The harsh reality of our belated Christmases didn’t hit me until I was about 10 years old. The kids in my neighborhood broke out their bikes and Barbies, and I was left out in the cold. I hadn’t learned to treasure my otherness yet. To make matters worse, my father announced that his old buddy from Lebanon would be spending Christmas with us that year, and he was bringing his new American wife. The idea of an actual American (I had met only a handful) witnessing our “weird” Christmas traditions made me anxious.

Pat was a sweet Midwesterner who’d fallen in love with my dad’s tall, dark and almost handsome buddy, Varouj. She had straight dirty blonde hair, narrow hips and a tendency to disappear into the background, all qualities that were antithetical to the dark-haired, ball-busting women of my family. Pat carried gifts for my brother and me and sat politely smiling through conversations conducted exclusively in Armenian.

At the table, the token turkey was engulfed in a sea of side dishes that read like a colorful map of the Middle East --- the tabule and kebe of Lebanon competing with the grape leaves of Greece and the cracked wheat bulgur of Armenia, each dish louder and more colorful than the next. My grandmother went out of her way for our special guests and brought out the pièce de résistance: sheep brains. My aunts ooh-ed and ah-ed. I stared at Pat, telepathically letting her know that I, at least, didn’t eat sheep brains.

After dinner, my brother and I recited the required number of Armenian poems, while Pat nodded through the whole performance. I considered belting out “Rockin’ Around the Christmas Tree” for her benefit, but I didn’t know anything but the chorus. When the time for presents finally came, we children tore through the giftwrap like ravenous dogs. I can’t remember what my brother received from Pat and Varouj, but I still own the gift they brought me that January evening: It was a boxed set of Nancy Drew hardcover books.

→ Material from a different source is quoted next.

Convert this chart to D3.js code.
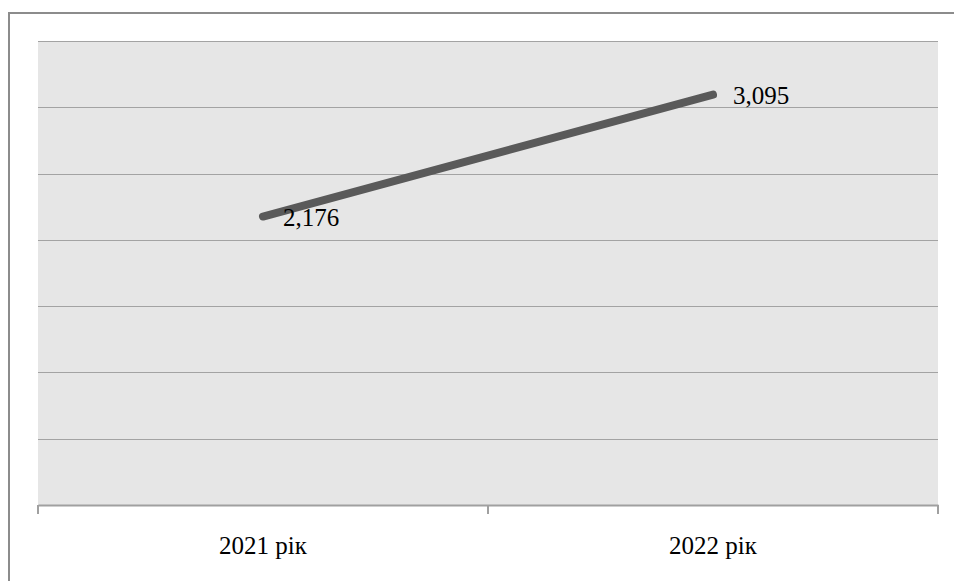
<!DOCTYPE html>
<html><head><meta charset="utf-8">
<script src="https://cdn.jsdelivr.net/npm/d3@7"></script>
<style>html,body{margin:0;padding:0;background:#fff;}svg{display:block;}</style>
</head><body>
<svg id="chart" width="954" height="581"></svg>
<script>
const categories = ["2021 рік", "2022 рік"];
const values = [2.176, 3.095];
const valueLabels = ["2,176", "3,095"];
const yTicks = [0, 0.5, 1, 1.5, 2, 2.5, 3, 3.5];

const svg = d3.select("#chart");
const W = 954, H = 581;
const m = {left: 38, right: 16, top: 41, bottom: 76};

// outer frame
svg.append("rect").attr("x", 9).attr("y", 13).attr("width", W + 10).attr("height", H + 10)
  .attr("fill", "#fff").attr("stroke", "#8c8c8c").attr("stroke-width", 2);

const x = d3.scaleBand().domain(categories).range([m.left, W - m.right]);
const y = d3.scaleLinear().domain([0, 3.5]).range([H - m.bottom, m.top]);

svg.append("rect").attr("x", m.left).attr("y", m.top)
  .attr("width", W - m.right - m.left).attr("height", H - m.bottom - m.top)
  .attr("fill", "#e6e6e6");

svg.append("g").selectAll("line").data(yTicks.slice(1)).join("line")
  .attr("x1", m.left).attr("x2", W - m.right)
  .attr("y1", d => Math.round(y(d)) + 0.5).attr("y2", d => Math.round(y(d)) + 0.5)
  .attr("stroke", "#a3a3a3").attr("stroke-width", 1.2);

// x axis
const xAxis = d3.axisBottom(x).tickSize(0).tickPadding(0);
const gx = svg.append("g").attr("transform", `translate(0,${Math.round(y(0))})`).call(xAxis);
gx.select(".domain").attr("stroke", "#a0a0a0").attr("stroke-width", 2);
gx.selectAll(".tick text").remove();
const bounds = [m.left, m.left + x.bandwidth(), W - m.right];
svg.append("g").selectAll("line").data(bounds).join("line")
  .attr("x1", d => d).attr("x2", d => d)
  .attr("y1", Math.round(y(0))).attr("y2", Math.round(y(0)) + 9)
  .attr("stroke", "#a0a0a0").attr("stroke-width", 2);
svg.append("g").selectAll("text").data(categories).join("text")
  .attr("x", d => x(d) + x.bandwidth() / 2).attr("y", 554)
  .attr("text-anchor", "middle")
  .attr("font-family", "'Liberation Serif','Times New Roman',serif")
  .attr("font-size", 25).attr("fill", "#000").text(d => d);

// line
const pts = categories.map((c, i) => [x(c) + x.bandwidth() / 2, y(values[i])]);
svg.append("path").datum(pts).attr("d", d3.line())
  .attr("fill", "none").attr("stroke", "#5a5a5a").attr("stroke-width", 8)
  .attr("stroke-linecap", "round");

svg.append("g").selectAll("text").data(pts).join("text")
  .attr("x", d => d[0] + 20).attr("y", d => d[1] + 9)
  .attr("font-family", "'Liberation Serif','Times New Roman',serif")
  .attr("font-size", 25).attr("fill", "#000").text((d, i) => valueLabels[i]);
</script>
</body></html>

I had never received books as presents before, and the few I owned were flimsy paperbacks. The only books in my parents' home were my mother’s cookbooks written in various foreign tongues. Here were seven hardbound portals into the life of a feisty and inquisitive female sleuth who used her wits to solve mysteries. I glided my palm over the smooth blue and yellow covers, each one carefully illustrated with an action shot of Nancy, who, to my 10-year-old eyes, looked a lot like Pat.

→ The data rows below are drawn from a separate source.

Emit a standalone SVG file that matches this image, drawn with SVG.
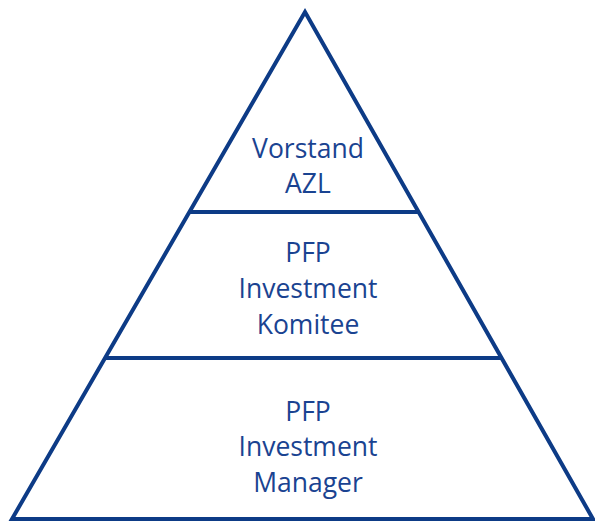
<svg xmlns="http://www.w3.org/2000/svg" width="595" height="521" viewBox="0 0 595 521">
<style>
.ln{stroke:#0d3b86;stroke-width:4;fill:none;stroke-linejoin:miter}
.t{font-family:"Open Sans","Noto Sans",sans-serif;font-size:26.5px;fill:#1a4391;text-anchor:middle}
</style>
<rect width="595" height="521" fill="#fff"/>
<g id="connectors">
<polygon class="ln" points="305,12 593,519 12,519"/>
<line class="ln" x1="189" y1="212" x2="419" y2="212"/>
<line class="ln" x1="105" y1="358" x2="502" y2="358"/>
</g>
<g id="top">
<text class="t" x="308" y="158">Vorstand</text>
<text class="t" x="308" y="193">AZL</text>
</g>
<g id="middle">
<text class="t" x="308" y="262">PFP</text>
<text class="t" x="308" y="298">Investment</text>
<text class="t" x="308" y="334">Komitee</text>
</g>
<g id="bottom">
<text class="t" x="308" y="421">PFP</text>
<text class="t" x="308" y="456">Investment</text>
<text class="t" x="308" y="492">Manager</text>
</g>
</svg>
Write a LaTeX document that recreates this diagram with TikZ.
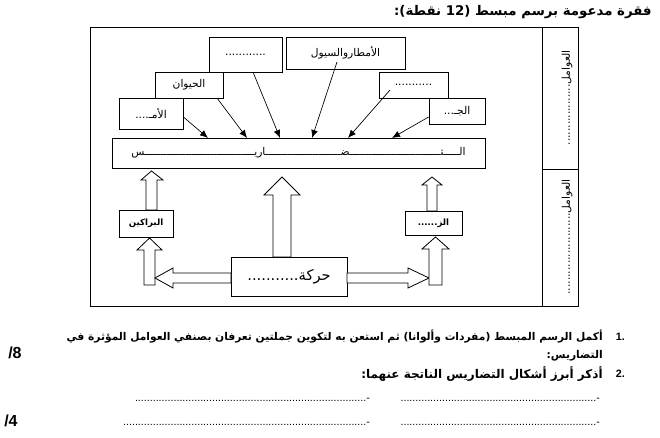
\documentclass[tikz,border=0pt]{standalone}
\usepackage{fontspec}
\setmainfont{Liberation Sans}
\newfontfamily\ar[Script=Arabic]{DejaVu Sans}
\TeXXeTstate=1
\usetikzlibrary{arrows.meta}
\newcount\dcnt
\newcommand\rdots[1]{\dcnt=0 \loop\ifnum\dcnt<#1 .\advance\dcnt by 1 \repeat}
\def\tatA{ـ}
\def\tatE{ـــــ}
\begin{document}
\begin{tikzpicture}[x=0.75pt,y=-0.75pt,
  frame/.style={line width=0.6pt},
  box/.style={draw, line width=0.6pt, fill=white, inner sep=0pt, font=\ar\fontsize{8}{9}\selectfont},
  lbl/.style={inner sep=0pt, font=\ar\fontsize{8}{9}\selectfont},
  thinarrow/.style={line width=0.5pt, -{Latex[length=6pt,width=5pt]}},
  blk/.style={draw, line width=0.6pt, fill=white, line join=miter},
  qtext/.style={inner sep=0pt, anchor=east, font=\ar\bfseries\fontsize{8}{9}\selectfont},
  dotline/.style={inner sep=0pt, anchor=east, font=\fontsize{8}{9}\selectfont},
]
\useasboundingbox (0,0) rectangle (660,438);
% title
\node[inner sep=0pt, anchor=east, font=\ar\bfseries\fontsize{10}{11}\selectfont] (title) at (652,12) {\beginR فقرة مدعومة برسم مبسط (12 نقطة):\endR};
% frame
\draw[frame] (90,27) rectangle (578,306);
\draw[frame] (542,27) -- (542,306);
\draw[frame] (542,169) -- (578,169);
\node[lbl, rotate=90] (c1) at (567,98) {\beginR العوامل..................\endR};
\node[lbl, rotate=90] (c2) at (567,237) {\beginR العوامل........................\endR};
% top boxes
\node[box, minimum width=48pt, minimum height=23.25pt] (A) at (151,113.5) {\beginR الأمـ....\endR};
\node[box, minimum width=51pt, minimum height=19.5pt] (B) at (189,85) {\beginR الحيوان\endR};
\node[box, minimum width=54.75pt, minimum height=26.25pt] (C) at (245.5,54.5) {............};
\node[box, minimum width=89.25pt, minimum height=24pt] (D) at (345.5,53) {\beginR الأمطاروالسيول\endR};
\node[box, minimum width=51.75pt, minimum height=19.5pt] (E) at (413.5,85) {...........};
\node[box, minimum width=42pt, minimum height=19.5pt] (F) at (457,111) {\beginR الجـ...\endR};
% main box
\node[box, minimum width=279.75pt, minimum height=22.5pt] (M) at (298.5,153) {\beginR ال\tatE ت\tatE\tatE\tatE\tatE\tatE\tatA\tatA\tatA\tatA ض\tatE\tatE\tatE\tatE\tatA\tatA\tatA\tatA اري\tatE\tatE\tatE\tatE\tatE\tatE\tatE س\endR};
% thin arrows
\coordinate (a4) at (337,62);
\coordinate (a5) at (390,90);
\coordinate (m1) at (208,138);
\coordinate (m2) at (247,138);
\coordinate (m3) at (280,138);
\coordinate (m4) at (312,138);
\coordinate (m5) at (348,138);
\coordinate (m6) at (392,138);
\draw[thinarrow] (A.east |- 0,117) -- (m1);
\draw[thinarrow] (217,98) -- (m2);
\draw[thinarrow] (253,72) -- (m3);
\draw[thinarrow] (a4) -- (m4);
\draw[thinarrow] (a5) -- (m5);
\draw[thinarrow] (F.west |- 0,117) -- (m6);
% lower boxes
\node[box, minimum width=40.5pt, minimum height=20.25pt, font=\ar\bfseries\fontsize{6.5}{7}\selectfont] (K) at (146,223.5) {\beginR البراكين\endR};
\node[box, minimum width=42.75pt, minimum height=18pt, font=\ar\bfseries\fontsize{6.5}{7}\selectfont] (Z) at (433.5,223) {\beginR الز......\endR};
\node[box, minimum width=87pt, minimum height=29.25pt, font=\ar\fontsize{11}{12}\selectfont] (H) at (289,276.5) {\beginR حركة...........\endR};
% block arrows
\draw[blk] (146,210) -- (146,180) -- (141,180) -- (151.5,171) -- (163,180) -- (157,180) -- (157,210) -- cycle;
\draw[blk] (144,285) -- (144,250) -- (137,250) -- (149.5,238) -- (162,250) -- (155,250) -- (155,285) -- cycle;
\draw[blk] (231,273) -- (173,273) -- (173,268) -- (155,278) -- (173,288) -- (173,283) -- (231,283) -- cycle;
\draw[blk] (273,257) -- (273,195) -- (264,195) -- (282,177) -- (300,195) -- (291,195) -- (291,257) -- cycle;
\draw[blk] (347,273) -- (408,273) -- (408,268) -- (429,278) -- (408,288) -- (408,283) -- (347,283) -- cycle;
\draw[blk] (429,285) -- (429,249) -- (422,249) -- (435.5,237) -- (449,249) -- (442,249) -- (442,285) -- cycle;
\draw[blk] (427,211) -- (427,185) -- (422,185) -- (432,177) -- (442,185) -- (437,185) -- (437,211) -- cycle;
% questions
\node[inner sep=0pt, anchor=east, font=\bfseries\fontsize{8}{9}\selectfont] (n1) at (625,337) {1.};
\node[qtext] (q1) at (603,337) {\beginR أكمل الرسم المبسط (مفردات وألوانا) ثم استعن به لتكوين جملتين تعرفان بصنفي العوامل المؤثرة في\endR};
\node[qtext] (q1b) at (603,356) {\beginR التضاريس:\endR};
\node[inner sep=0pt, anchor=east, font=\bfseries\fontsize{8}{9}\selectfont] (n2) at (625,374) {2.};
\node[qtext, font=\ar\bfseries\fontsize{9}{10}\selectfont] (q2) at (603,374) {\beginR أذكر أبرز أشكال التضاريس الناتجة عنهما:\endR};
\node[inner sep=0pt, anchor=west, font=\bfseries\fontsize{12}{13}\selectfont] (s8) at (8,353) {/8};
\node[inner sep=0pt, anchor=west, font=\bfseries\fontsize{12}{13}\selectfont] (s4) at (4,421) {/4};
\node[dotline] (d1) at (600,400) {\rdots{66}-};
\node[dotline] (d2) at (370,400) {\rdots{78}-};
\node[dotline] (d3) at (600,424) {\rdots{66}-};
\node[dotline] (d4) at (370,424) {\rdots{82}-};
\end{tikzpicture}
\end{document}
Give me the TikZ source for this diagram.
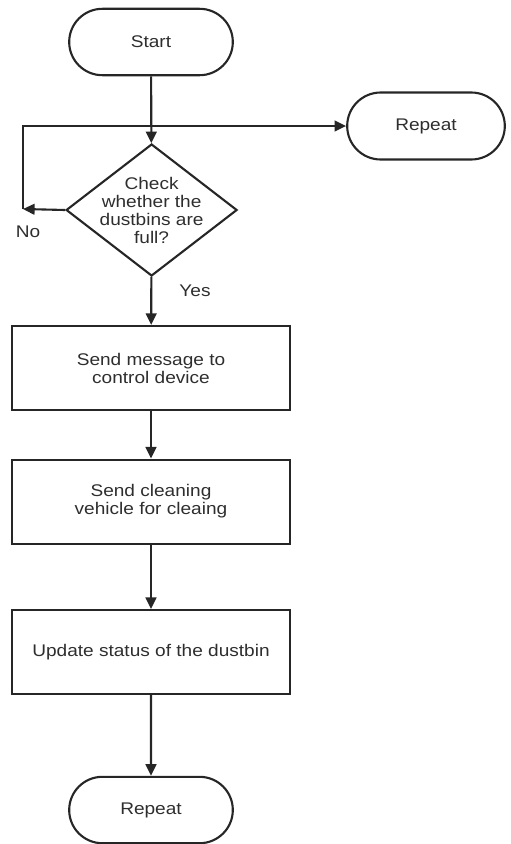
\documentclass[tikz,border=0pt]{standalone}
\usepackage{fontspec}
\setmainfont{Liberation Sans}[FakeStretch=1.13]
\usepackage{tikz}
\usetikzlibrary{shapes.geometric,shapes.misc,arrows.meta}
\usepackage{xcolor}
\definecolor{linegray}{HTML}{262626}
\definecolor{textgray}{HTML}{2E2E2E}

\begin{document}
\begin{tikzpicture}[
    scale=1,
    every node/.style={font=\fontsize{12}{12.8}\selectfont, text=textgray},
    terminal/.style={draw=linegray, line width=1.5pt, rounded rectangle, minimum width=4.325cm, minimum height=1.66cm},
    box/.style={draw=linegray, line width=1.5pt, minimum width=6.95cm, minimum height=2.1cm, align=center},
    decision/.style={draw=linegray, line width=1.5pt, diamond, inner sep=0pt, minimum width=4.275cm, minimum height=3.3cm},
    arrow/.style={-{Triangle[length=2.9mm,width=2.7mm]}, draw=linegray, line width=1.5pt}
]
\useasboundingbox (0,0) rectangle (12.75,-21.1);

% Main flow
\node[terminal] (start) at (3.775,-1.05) {Start};
\node[decision, label={[align=center, font=\fontsize{12}{12.8}\selectfont, text=textgray]center:Check\\whether the\\dustbins are\\full?}] (check) at (3.79,-5.25) {};
\node[box] (msg) at (3.775,-9.2) {Send message to\\control device};
\node[box] (send) at (3.775,-12.54) {Send cleaning\\vehicle for cleaing};
\node[box] (update) at (3.775,-16.3) {Update status of the dustbin};
\node[terminal] (repeatB) at (3.775,-20.25) {Repeat};

% Loop back
\node[terminal, minimum width=4.175cm, minimum height=1.675cm] (repeatR) at (10.65,-3.15) {Repeat};
\coordinate (nopt) at (0.575,-5.225);

% Arrows
\draw[arrow] (start) -- (check);
\draw[arrow] (check.west) -- (nopt);
\draw[arrow] (nopt) |- (repeatR.west);
\draw[arrow] (check) -- (msg);
\draw[arrow] (msg) -- (send);
\draw[arrow] (send) -- (update);
\draw[arrow] (update) -- (repeatB);

% Branch labels
\node (no) at (0.7,-5.8) {No};
\node (yes) at (4.875,-7.275) {Yes};

\end{tikzpicture}
\end{document}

I don’t know if other writers can point to the moment they fell in love with books, but I know that the boxed set Pat gave me instantly became my greatest treasure, the books’ value increasing as I read and reread them. As the years went by and I learned more about my history, I grew to appreciate my family’s attempt at keeping ancient traditions alive. Today, I let my American-born children celebrate Christmas on the 25th but insist on gathering the extended family for a feast (minus the sheep brains) on January 6th. And there are always books under the Christmas tree.